**STATED TASK:**
Take the material below and retype it in full; pictures are left out.

**COLLECTED MATERIAL:**
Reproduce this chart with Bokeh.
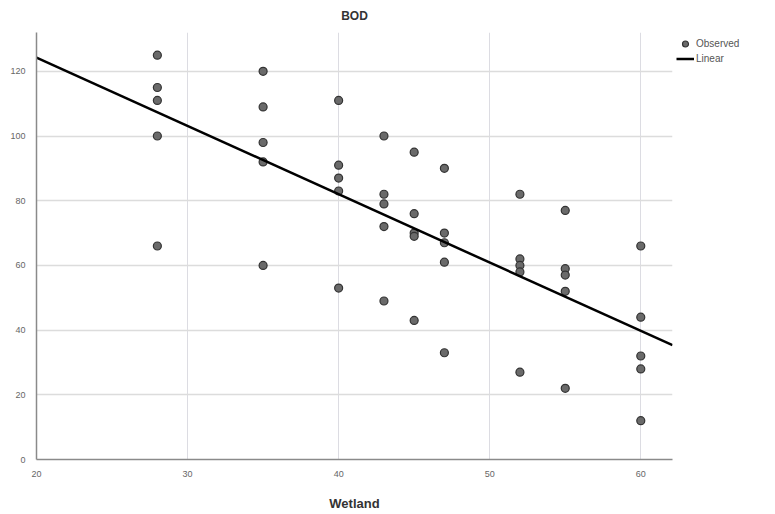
import numpy as np
from bokeh.plotting import figure
from bokeh.models import Range1d, Legend, LegendItem, FixedTicker, ColumnDataSource
from bokeh.embed import file_html
from bokeh.resources import INLINE

# Data (Wetland vs BOD)
wetland = [28, 28, 28, 28, 28,
           35, 35, 35, 35, 35,
           40, 40, 40, 40, 40,
           43, 43, 43, 43, 43,
           45, 45, 45, 45, 45,
           47, 47, 47, 47, 47,
           52, 52, 52, 52, 52,
           55, 55, 55, 55, 55,
           60, 60, 60, 60, 60]
bod = [125, 115, 111, 100, 66,
       120, 109, 98, 92, 60,
       111, 91, 87, 83, 53,
       100, 82, 79, 72, 49,
       95, 76, 70, 69, 43,
       90, 70, 67, 61, 33,
       82, 62, 60, 58, 27,
       77, 59, 57, 52, 22,
       66, 44, 32, 28, 12]
x_ticks = [20, 30, 40, 50, 60]
y_ticks = [0, 20, 40, 60, 80, 100, 120]
x_min, x_max = 20, 62.1
y_min, y_max = 0, 132

slope, intercept = np.polyfit(wetland, bod, 1)
fit_x = [x_min, x_max]
fit_y = [intercept + slope * v for v in fit_x]

p = figure(frame_width=636, frame_height=427, output_backend="svg", toolbar_location=None,
           x_range=Range1d(x_min, x_max), y_range=Range1d(y_min, y_max),
           min_border_left=36, min_border_right=103, min_border_top=32,
           min_border_bottom=55, title="BOD")
p.outline_line_color = None
p.background_fill_color = "white"
p.border_fill_color = "white"

p.title.align = "center"
p.title.vertical_align = "top"
p.title.text_font = "Liberation Sans"
p.title.text_font_size = "12px"
p.title.text_font_style = "bold"
p.title.text_color = "#333333"
p.title.offset = 0
p.title.standoff = 15

for ax in (p.xaxis, p.yaxis):
    ax.axis_line_color = "#8a8a8a"
    ax.axis_line_width = 1.5
    ax.major_tick_line_color = None
    ax.minor_tick_line_color = None
    ax.major_label_text_font = "Liberation Sans"
    ax.major_label_text_font_size = "9px"
    ax.major_label_text_color = "#666666"

p.xaxis.ticker = FixedTicker(ticks=x_ticks)
p.yaxis.ticker = FixedTicker(ticks=y_ticks)
p.xaxis.major_label_standoff = 5
p.yaxis.major_label_standoff = 5
p.xaxis.axis_label = "Wetland"
p.xaxis.axis_label_text_font = "Liberation Sans"
p.xaxis.axis_label_text_font_size = "13px"
p.xaxis.axis_label_text_font_style = "bold"
p.xaxis.axis_label_text_color = "#333333"
p.xaxis.axis_label_standoff = 16

p.xgrid.grid_line_color = "#dcdce2"
p.ygrid.grid_line_color = "#dcdcdc"
p.xgrid.grid_line_width = 1
p.ygrid.grid_line_width = 1.5

src = ColumnDataSource(dict(x=wetland, y=bod))
pts = p.scatter("x", "y", source=src, size=8, fill_color="#6a6a6a",
                line_color="#333333", line_width=1.2)
ln = p.line(fit_x, fit_y, line_color="black", line_width=2.5)

legend = Legend(items=[LegendItem(label="Observed", renderers=[pts]),
                       LegendItem(label="Linear", renderers=[ln])],
                location="top_left", margin=4, padding=2, spacing=0,
                glyph_width=18, glyph_height=15, label_standoff=2,
                label_text_font="Liberation Sans", label_text_font_size="10px",
                label_text_color="#555555", border_line_color=None,
                background_fill_alpha=0, label_height=15)
p.add_layout(legend, "right")

open("out.html", "w").write(file_html(p, INLINE))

**FINAL RESULT:**
Reproduce this chart with Bokeh.
import numpy as np
from bokeh.plotting import figure
from bokeh.models import Range1d, Legend, LegendItem, FixedTicker, ColumnDataSource
from bokeh.embed import file_html
from bokeh.resources import INLINE

# Data (Wetland vs BOD)
wetland = [28, 28, 28, 28, 28,
           35, 35, 35, 35, 35,
           40, 40, 40, 40, 40,
           43, 43, 43, 43, 43,
           45, 45, 45, 45, 45,
           47, 47, 47, 47, 47,
           52, 52, 52, 52, 52,
           55, 55, 55, 55, 55,
           60, 60, 60, 60, 60]
bod = [125, 115, 111, 100, 66,
       120, 109, 98, 92, 60,
       111, 91, 87, 83, 53,
       100, 82, 79, 72, 49,
       95, 76, 70, 69, 43,
       90, 70, 67, 61, 33,
       82, 62, 60, 58, 27,
       77, 59, 57, 52, 22,
       66, 44, 32, 28, 12]
x_ticks = [20, 30, 40, 50, 60]
y_ticks = [0, 20, 40, 60, 80, 100, 120]
x_min, x_max = 20, 62.1
y_min, y_max = 0, 132

slope, intercept = np.polyfit(wetland, bod, 1)
fit_x = [x_min, x_max]
fit_y = [intercept + slope * v for v in fit_x]

p = figure(frame_width=636, frame_height=427, output_backend="svg", toolbar_location=None,
           x_range=Range1d(x_min, x_max), y_range=Range1d(y_min, y_max),
           min_border_left=36, min_border_right=103, min_border_top=32,
           min_border_bottom=55, title="BOD")
p.outline_line_color = None
p.background_fill_color = "white"
p.border_fill_color = "white"

p.title.align = "center"
p.title.vertical_align = "top"
p.title.text_font = "Liberation Sans"
p.title.text_font_size = "12px"
p.title.text_font_style = "bold"
p.title.text_color = "#333333"
p.title.offset = 0
p.title.standoff = 15

for ax in (p.xaxis, p.yaxis):
    ax.axis_line_color = "#8a8a8a"
    ax.axis_line_width = 1.5
    ax.major_tick_line_color = None
    ax.minor_tick_line_color = None
    ax.major_label_text_font = "Liberation Sans"
    ax.major_label_text_font_size = "9px"
    ax.major_label_text_color = "#666666"

p.xaxis.ticker = FixedTicker(ticks=x_ticks)
p.yaxis.ticker = FixedTicker(ticks=y_ticks)
p.xaxis.major_label_standoff = 5
p.yaxis.major_label_standoff = 5
p.xaxis.axis_label = "Wetland"
p.xaxis.axis_label_text_font = "Liberation Sans"
p.xaxis.axis_label_text_font_size = "13px"
p.xaxis.axis_label_text_font_style = "bold"
p.xaxis.axis_label_text_color = "#333333"
p.xaxis.axis_label_standoff = 16

p.xgrid.grid_line_color = "#dcdce2"
p.ygrid.grid_line_color = "#dcdcdc"
p.xgrid.grid_line_width = 1
p.ygrid.grid_line_width = 1.5

src = ColumnDataSource(dict(x=wetland, y=bod))
pts = p.scatter("x", "y", source=src, size=8, fill_color="#6a6a6a",
                line_color="#333333", line_width=1.2)
ln = p.line(fit_x, fit_y, line_color="black", line_width=2.5)

legend = Legend(items=[LegendItem(label="Observed", renderers=[pts]),
                       LegendItem(label="Linear", renderers=[ln])],
                location="top_left", margin=4, padding=2, spacing=0,
                glyph_width=18, glyph_height=15, label_standoff=2,
                label_text_font="Liberation Sans", label_text_font_size="10px",
                label_text_color="#555555", border_line_color=None,
                background_fill_alpha=0, label_height=15)
p.add_layout(legend, "right")

open("out.html", "w").write(file_html(p, INLINE))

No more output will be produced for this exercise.